Karin Tidbeck JAGANNATH (stories)

Introduction by Elizabeth Hand

It’s rare, almost unheard of, to encounter an author so extraordinarily gifted she appears to have sprung full-blown into the literary world, like Athena from the head of Zeus. But we live in extraordinary times, and with Karin Tidbeck, we appear to have gotten the artist our times deserve.

A hundred years ago, the great fantasist Lord Dunsany wrote of the world beyond the fields we know. With the ascent of fantasy as the dominant popular literary form of the early twenty-first century, we’ve seen that world grow increasingly gentrified, commodified, and mainstreamed. This is a long way of saying that, when it comes to speculative fiction, it takes a lot to surprise me. I can’t think of when I last read a collection that blew me away the way that Jagannath has, or one that’s left me somewhat at a loss to describe just how strange and beautiful and haunting these tales are.

Of course, Tidbeck’s appearance on the literary scene isn’t quite as sudden as it seems to me. She’s been publishing for a decade, and many of the stories contained herein first appeared in her native Sweden, where they were collected in Vem är Arvid Pekon? English translations of several of these tales have been published in U.S. and U.K. magazines and anthologies. In 2010 she attended the prestigious Clarion Writer’s Workshop, a longtime proving ground for writers who have gone on to become major voices in the field. She’s also one of the few writers of the fantastic to have received a grant from the Swedish Authors Fund. Her first novel will be published this year in Sweden.

Yet there’s still something startling about the presence of so many remarkable pieces in such a deceptively slender volume. In its feverish intensity and sublimely estranging effects, her work sometimes evokes that of James M. Tiptree Jr. (Alice Sheldon); in particular, “Aunts” and the title story can hold their own with Tiptree’s classic depiction of alien consciousness, “Love is the Plan the Plan is Death.”

But Tidbeck’s writing is more generous and far emotionally engaged than Tiptree’s. Even when the inexplicable occurs, as it does throughout these tales, a reader responds as Tidbeck’s characters do, with an underlying empathy. Their sense of loss or astonishment or melancholy resignation never trumps the deeper sense of recognition that, as Hamlet observed, there are more things in heaven and earth than are dreamt of in our philosophy. As in “Augusta Prima,” where the title character asks,

“I have to know… What is the nature of the world?”

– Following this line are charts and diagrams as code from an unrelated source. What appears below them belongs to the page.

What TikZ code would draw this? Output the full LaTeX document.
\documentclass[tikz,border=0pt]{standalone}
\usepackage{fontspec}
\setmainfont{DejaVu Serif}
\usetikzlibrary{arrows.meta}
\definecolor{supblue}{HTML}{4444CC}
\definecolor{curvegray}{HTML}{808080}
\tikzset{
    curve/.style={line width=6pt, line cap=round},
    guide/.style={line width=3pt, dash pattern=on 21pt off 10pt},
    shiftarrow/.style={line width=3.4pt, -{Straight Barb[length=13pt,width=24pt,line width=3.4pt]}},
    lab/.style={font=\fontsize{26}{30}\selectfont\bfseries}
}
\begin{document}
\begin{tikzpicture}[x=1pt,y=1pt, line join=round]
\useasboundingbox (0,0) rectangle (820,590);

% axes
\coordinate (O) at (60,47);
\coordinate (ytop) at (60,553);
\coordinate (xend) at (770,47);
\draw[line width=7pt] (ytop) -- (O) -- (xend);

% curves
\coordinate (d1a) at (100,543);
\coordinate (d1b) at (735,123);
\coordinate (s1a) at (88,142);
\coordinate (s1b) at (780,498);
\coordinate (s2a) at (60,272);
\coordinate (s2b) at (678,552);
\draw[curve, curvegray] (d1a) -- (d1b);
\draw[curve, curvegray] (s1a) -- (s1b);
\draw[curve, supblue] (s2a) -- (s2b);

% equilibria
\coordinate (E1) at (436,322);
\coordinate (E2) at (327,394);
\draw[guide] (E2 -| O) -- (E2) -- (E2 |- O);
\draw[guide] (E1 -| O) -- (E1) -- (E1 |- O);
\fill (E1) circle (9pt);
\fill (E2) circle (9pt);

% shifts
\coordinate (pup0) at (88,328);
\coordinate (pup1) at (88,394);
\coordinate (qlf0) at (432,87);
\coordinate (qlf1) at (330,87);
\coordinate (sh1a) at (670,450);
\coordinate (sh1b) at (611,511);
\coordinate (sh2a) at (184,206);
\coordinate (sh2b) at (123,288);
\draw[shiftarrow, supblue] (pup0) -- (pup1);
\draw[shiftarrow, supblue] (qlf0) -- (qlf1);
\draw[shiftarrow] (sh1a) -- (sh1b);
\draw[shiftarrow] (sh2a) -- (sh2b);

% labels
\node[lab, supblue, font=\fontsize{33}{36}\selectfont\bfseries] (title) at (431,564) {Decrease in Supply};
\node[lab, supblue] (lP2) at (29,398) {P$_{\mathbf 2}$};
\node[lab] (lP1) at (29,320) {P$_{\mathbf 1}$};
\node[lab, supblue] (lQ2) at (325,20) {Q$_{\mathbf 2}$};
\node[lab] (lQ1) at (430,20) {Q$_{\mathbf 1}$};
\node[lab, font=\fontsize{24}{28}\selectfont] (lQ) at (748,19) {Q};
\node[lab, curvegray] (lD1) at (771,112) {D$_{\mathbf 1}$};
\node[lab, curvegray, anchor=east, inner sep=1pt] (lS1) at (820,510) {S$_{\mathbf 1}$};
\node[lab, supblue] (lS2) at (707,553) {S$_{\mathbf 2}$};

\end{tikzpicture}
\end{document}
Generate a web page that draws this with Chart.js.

The djinneya smiled with both rows of teeth.

“Which one?”

In an interview earlier this year, Tidbeck spoke of the crepuscular (real) world where she lives in Sweden:

We spend a lot of time in twilight, which is a liminal condition, a no-man’s land. The light has an eerie and melancholy quality. I suppose this has carried over into my writing as well, both in the sense of the eerie and melancholy, but also the sensation of having stepped sideways into another world where the sun has stopped in its course.

This liminal sense of transcending borders holds true for all of the stories in Jagannath, which span folktale, fantasy, magic realism, science fiction, and, in “Pyret,” a Borgesian taxonomy of an imaginary creature. Many of these tales are disturbing; they are also darkly funny and, to this American’s sensibility at least, genuinely strange. Tidbeck shares with the great Robert Aickman a gift for invoking a profound sense of disassociation from the world we think we know, pointing us toward a breach through which any number of unimaginable things might (and do) emerge. More than anything, there is a palpable absence in many of her stories: of loved ones (especially parents); of the passage of time; of knowledge of the very world the characters inhabit.

Still, Nature abhors a vacuum, even in a parallel plane of existence, and unforeseen things emerge to fill that void. “Reindeer Mountain,” perhaps my favorite of all the stories collected here, is a tour-de-force of the uncanny. “Arvid Pekon” may make you reluctant to ever pick up a telephone again, and “Brita’s Holiday Village” reminds one how unsettling a resort in the off-season can be. The narrator of “Cloudberry Jam” recounts a conversation with the creature she has made in a tin can:

“Why did you make me?” you said.

“I made you so that I could love you,” I said.

Similarly, Karin Tidbeck has written these stories so that readers may love them. I certainly do. And I suspect you will, too.